▶ _AIM_
Starting at the line with "Emit a Python" and stopping at the line with "plt.rcParams['font.family'] = 'Liberation", repeat each line exactly. Include both and omit the rest.

▶ _MATERIAL FOR THIS EXERCISE_
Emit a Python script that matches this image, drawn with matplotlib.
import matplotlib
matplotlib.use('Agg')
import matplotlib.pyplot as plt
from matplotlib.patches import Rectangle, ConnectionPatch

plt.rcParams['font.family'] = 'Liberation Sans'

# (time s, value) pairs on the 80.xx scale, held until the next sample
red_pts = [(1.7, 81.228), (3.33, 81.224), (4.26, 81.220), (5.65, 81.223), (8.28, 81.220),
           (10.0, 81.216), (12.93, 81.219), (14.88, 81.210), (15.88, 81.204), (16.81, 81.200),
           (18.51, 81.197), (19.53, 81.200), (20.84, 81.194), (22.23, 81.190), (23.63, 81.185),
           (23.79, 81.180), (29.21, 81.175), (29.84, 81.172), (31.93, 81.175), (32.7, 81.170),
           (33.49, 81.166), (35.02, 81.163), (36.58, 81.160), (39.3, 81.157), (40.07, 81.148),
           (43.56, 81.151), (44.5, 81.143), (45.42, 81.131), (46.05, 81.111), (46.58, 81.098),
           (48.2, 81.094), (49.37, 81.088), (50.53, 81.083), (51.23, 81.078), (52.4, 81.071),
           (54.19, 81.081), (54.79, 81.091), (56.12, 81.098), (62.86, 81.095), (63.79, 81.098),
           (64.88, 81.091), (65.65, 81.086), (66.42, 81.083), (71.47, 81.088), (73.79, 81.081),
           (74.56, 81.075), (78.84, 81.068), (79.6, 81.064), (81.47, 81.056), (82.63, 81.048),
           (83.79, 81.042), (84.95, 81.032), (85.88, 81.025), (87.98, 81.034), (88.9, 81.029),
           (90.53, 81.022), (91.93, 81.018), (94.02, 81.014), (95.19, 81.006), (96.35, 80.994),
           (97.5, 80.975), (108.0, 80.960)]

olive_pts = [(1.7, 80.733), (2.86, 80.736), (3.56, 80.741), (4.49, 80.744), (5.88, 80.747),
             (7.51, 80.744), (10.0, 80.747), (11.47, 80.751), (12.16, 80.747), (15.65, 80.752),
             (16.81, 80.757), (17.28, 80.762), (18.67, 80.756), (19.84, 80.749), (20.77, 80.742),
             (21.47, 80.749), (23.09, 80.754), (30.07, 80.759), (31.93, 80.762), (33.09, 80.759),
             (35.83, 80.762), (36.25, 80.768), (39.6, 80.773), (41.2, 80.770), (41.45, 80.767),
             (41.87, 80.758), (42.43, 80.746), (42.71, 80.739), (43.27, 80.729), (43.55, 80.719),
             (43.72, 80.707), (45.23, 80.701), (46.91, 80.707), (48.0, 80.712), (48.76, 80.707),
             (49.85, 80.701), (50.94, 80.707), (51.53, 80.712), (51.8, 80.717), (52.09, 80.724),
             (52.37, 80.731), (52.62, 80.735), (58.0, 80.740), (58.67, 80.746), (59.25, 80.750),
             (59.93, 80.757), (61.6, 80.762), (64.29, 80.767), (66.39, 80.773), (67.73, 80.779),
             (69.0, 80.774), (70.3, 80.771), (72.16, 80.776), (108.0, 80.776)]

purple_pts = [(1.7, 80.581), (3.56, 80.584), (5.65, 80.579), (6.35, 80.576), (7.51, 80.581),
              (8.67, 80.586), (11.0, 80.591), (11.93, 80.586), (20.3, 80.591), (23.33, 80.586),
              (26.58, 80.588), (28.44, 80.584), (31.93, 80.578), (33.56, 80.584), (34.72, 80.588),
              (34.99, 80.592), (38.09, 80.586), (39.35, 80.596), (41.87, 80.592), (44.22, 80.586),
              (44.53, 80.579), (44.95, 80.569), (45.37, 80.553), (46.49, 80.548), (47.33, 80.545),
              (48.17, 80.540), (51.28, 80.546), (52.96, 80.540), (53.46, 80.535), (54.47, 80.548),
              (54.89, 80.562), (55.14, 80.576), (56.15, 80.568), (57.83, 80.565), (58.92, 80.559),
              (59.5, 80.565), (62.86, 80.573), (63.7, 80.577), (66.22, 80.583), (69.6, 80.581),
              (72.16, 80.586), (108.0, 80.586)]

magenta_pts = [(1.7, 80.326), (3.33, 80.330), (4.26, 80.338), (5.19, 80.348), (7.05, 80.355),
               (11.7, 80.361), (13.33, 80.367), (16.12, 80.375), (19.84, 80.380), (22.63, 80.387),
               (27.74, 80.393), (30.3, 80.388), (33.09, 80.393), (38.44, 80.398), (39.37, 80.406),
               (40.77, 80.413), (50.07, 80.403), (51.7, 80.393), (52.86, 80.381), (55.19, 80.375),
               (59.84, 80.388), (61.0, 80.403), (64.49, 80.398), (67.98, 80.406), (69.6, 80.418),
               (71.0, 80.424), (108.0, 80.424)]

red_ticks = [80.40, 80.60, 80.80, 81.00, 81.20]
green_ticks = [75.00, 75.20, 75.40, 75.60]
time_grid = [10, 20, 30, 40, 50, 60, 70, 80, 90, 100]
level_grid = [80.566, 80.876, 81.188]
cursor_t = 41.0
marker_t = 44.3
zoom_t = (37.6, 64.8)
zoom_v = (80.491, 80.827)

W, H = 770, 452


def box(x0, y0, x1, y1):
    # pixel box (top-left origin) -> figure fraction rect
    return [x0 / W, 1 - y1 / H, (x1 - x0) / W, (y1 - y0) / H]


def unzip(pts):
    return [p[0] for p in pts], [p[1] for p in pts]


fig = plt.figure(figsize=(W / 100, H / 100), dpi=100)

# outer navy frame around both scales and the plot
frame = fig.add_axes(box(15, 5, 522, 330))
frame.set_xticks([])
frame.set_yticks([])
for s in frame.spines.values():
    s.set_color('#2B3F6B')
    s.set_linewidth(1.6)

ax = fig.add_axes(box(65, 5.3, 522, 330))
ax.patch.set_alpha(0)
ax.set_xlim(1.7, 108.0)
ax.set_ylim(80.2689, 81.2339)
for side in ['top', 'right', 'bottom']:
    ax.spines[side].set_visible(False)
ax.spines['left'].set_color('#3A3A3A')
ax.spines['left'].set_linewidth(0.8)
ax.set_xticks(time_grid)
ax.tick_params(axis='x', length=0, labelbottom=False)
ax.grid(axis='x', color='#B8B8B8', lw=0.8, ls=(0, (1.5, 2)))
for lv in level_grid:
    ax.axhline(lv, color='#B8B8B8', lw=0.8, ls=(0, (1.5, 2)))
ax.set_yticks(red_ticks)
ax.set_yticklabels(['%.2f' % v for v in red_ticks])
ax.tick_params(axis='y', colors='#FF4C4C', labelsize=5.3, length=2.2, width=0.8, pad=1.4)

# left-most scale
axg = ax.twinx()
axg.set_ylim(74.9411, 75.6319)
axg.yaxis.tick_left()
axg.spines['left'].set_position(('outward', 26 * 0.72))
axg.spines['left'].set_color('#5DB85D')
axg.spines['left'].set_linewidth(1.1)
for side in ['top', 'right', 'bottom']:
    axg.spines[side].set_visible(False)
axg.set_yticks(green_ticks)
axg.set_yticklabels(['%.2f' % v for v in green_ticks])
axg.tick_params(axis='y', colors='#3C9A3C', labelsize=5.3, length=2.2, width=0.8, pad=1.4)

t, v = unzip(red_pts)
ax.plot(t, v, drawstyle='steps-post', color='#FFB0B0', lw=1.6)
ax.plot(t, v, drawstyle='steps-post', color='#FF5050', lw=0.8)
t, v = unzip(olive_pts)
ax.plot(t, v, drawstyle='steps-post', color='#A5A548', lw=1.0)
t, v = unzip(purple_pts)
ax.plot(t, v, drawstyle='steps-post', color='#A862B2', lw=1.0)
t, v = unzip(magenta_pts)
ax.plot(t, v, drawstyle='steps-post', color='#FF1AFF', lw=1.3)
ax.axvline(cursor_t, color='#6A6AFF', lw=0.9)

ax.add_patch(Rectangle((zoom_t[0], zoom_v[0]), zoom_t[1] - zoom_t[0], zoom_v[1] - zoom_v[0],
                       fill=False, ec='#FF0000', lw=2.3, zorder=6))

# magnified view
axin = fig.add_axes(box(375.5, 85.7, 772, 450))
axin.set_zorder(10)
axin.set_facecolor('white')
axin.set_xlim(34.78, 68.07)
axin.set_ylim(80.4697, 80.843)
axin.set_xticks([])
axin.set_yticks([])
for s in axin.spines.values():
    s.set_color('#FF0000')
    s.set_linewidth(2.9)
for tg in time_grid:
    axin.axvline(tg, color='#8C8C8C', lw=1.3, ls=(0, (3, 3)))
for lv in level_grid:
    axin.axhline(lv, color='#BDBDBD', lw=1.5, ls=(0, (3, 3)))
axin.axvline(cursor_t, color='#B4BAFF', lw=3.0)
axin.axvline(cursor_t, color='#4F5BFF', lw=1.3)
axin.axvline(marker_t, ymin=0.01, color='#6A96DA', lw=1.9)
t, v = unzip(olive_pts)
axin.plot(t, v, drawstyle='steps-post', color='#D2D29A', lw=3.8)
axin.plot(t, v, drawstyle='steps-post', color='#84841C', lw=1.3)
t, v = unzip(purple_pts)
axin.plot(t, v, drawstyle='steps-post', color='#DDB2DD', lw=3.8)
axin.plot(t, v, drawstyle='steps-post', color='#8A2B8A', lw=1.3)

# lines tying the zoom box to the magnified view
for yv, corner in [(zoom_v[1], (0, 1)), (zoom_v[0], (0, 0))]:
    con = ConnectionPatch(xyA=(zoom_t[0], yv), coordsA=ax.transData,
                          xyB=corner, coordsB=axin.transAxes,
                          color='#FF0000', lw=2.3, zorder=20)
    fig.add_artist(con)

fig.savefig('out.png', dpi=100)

--

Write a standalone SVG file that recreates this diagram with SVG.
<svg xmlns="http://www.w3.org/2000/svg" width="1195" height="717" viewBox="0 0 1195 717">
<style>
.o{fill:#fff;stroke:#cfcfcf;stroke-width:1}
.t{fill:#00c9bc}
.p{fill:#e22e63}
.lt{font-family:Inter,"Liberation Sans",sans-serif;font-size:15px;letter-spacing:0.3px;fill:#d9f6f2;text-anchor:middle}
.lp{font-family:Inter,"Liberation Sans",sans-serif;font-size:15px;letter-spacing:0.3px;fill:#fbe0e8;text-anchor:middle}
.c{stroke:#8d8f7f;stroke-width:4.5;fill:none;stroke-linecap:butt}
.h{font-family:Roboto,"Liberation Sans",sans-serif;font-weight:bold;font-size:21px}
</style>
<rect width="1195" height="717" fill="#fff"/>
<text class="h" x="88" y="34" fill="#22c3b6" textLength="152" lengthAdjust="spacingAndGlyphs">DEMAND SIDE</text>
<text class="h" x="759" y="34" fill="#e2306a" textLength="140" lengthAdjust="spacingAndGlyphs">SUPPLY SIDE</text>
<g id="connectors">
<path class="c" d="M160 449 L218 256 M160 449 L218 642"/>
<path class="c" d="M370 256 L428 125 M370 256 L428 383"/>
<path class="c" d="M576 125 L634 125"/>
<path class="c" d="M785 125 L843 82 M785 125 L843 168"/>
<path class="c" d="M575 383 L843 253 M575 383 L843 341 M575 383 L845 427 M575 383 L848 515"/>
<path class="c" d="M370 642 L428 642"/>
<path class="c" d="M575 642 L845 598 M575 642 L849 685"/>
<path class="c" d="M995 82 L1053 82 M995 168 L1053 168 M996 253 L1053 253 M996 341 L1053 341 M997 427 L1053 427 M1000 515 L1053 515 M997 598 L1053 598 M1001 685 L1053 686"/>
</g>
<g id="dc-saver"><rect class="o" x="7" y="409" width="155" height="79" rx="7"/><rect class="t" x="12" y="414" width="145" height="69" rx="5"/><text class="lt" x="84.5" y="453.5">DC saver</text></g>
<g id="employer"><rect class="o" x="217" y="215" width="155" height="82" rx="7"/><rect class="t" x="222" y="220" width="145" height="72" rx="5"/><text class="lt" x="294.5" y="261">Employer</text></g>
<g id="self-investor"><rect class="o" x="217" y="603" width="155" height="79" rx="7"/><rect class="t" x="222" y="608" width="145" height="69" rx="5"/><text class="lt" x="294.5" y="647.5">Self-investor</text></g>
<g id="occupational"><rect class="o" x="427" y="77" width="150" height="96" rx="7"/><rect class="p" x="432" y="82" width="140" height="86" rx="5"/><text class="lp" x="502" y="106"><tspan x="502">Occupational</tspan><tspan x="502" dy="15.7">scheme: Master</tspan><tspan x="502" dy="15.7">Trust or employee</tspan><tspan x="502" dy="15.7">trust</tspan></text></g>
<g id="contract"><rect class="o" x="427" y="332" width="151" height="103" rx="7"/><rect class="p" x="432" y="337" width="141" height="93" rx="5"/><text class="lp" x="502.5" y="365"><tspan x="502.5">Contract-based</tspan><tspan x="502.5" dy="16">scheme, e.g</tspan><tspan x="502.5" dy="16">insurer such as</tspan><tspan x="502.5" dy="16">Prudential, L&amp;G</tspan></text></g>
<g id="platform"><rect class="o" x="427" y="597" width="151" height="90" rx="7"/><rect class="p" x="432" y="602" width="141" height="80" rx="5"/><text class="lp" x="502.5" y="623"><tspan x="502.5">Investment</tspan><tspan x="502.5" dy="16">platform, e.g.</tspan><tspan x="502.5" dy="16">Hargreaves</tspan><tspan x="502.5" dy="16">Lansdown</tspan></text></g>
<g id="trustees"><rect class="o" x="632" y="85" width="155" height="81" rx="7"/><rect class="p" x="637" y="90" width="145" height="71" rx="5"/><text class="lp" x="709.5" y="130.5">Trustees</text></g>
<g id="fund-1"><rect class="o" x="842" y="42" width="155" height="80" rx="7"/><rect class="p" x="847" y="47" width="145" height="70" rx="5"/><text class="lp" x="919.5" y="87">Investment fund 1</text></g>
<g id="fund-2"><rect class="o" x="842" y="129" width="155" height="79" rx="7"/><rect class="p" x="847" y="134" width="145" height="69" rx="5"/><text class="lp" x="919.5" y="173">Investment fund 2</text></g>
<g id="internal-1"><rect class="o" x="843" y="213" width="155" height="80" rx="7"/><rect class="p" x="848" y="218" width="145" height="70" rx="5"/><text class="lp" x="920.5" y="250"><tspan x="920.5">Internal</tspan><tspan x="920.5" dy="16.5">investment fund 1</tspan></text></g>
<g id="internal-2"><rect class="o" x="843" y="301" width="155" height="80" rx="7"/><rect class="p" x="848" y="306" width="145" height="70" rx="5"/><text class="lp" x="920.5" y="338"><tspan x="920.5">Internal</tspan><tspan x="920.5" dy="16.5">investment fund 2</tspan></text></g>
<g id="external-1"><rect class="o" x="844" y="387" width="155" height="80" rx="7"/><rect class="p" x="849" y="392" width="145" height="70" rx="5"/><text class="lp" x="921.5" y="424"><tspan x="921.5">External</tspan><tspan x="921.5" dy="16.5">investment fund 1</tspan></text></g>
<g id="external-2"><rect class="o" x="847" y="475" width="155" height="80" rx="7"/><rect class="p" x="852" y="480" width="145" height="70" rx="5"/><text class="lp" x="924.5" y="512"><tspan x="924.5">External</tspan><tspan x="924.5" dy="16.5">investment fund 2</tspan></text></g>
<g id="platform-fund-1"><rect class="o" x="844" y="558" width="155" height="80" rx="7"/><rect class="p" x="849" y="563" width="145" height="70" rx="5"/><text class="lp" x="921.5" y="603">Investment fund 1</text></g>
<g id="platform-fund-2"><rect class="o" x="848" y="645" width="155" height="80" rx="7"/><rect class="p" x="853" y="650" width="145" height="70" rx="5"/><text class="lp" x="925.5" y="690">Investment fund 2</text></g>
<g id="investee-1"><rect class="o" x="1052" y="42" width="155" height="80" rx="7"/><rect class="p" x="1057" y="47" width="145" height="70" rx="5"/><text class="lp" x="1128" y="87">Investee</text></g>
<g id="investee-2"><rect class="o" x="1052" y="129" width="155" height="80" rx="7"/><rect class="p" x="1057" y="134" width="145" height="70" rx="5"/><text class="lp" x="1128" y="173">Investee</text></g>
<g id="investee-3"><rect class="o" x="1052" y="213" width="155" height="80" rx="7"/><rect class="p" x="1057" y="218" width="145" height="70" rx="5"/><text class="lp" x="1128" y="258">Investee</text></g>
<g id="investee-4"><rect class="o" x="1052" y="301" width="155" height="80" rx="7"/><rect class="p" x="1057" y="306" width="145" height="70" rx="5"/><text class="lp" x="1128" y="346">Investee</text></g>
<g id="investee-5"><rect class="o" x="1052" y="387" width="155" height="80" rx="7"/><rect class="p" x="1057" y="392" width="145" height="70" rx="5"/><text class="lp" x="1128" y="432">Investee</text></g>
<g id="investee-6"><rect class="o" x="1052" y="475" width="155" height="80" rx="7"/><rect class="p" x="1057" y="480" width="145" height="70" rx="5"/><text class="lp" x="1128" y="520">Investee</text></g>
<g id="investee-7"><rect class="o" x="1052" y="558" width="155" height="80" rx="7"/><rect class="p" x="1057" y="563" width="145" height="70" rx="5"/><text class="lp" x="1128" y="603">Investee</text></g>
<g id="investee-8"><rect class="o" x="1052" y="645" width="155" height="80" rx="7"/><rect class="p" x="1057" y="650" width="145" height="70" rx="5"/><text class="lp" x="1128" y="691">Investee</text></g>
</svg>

▶ _WRITTEN REPLY_
Emit a Python script that matches this image, drawn with matplotlib.
import matplotlib
matplotlib.use('Agg')
import matplotlib.pyplot as plt
from matplotlib.patches import Rectangle, ConnectionPatch

plt.rcParams['font.family'] = 'Liberation Sans'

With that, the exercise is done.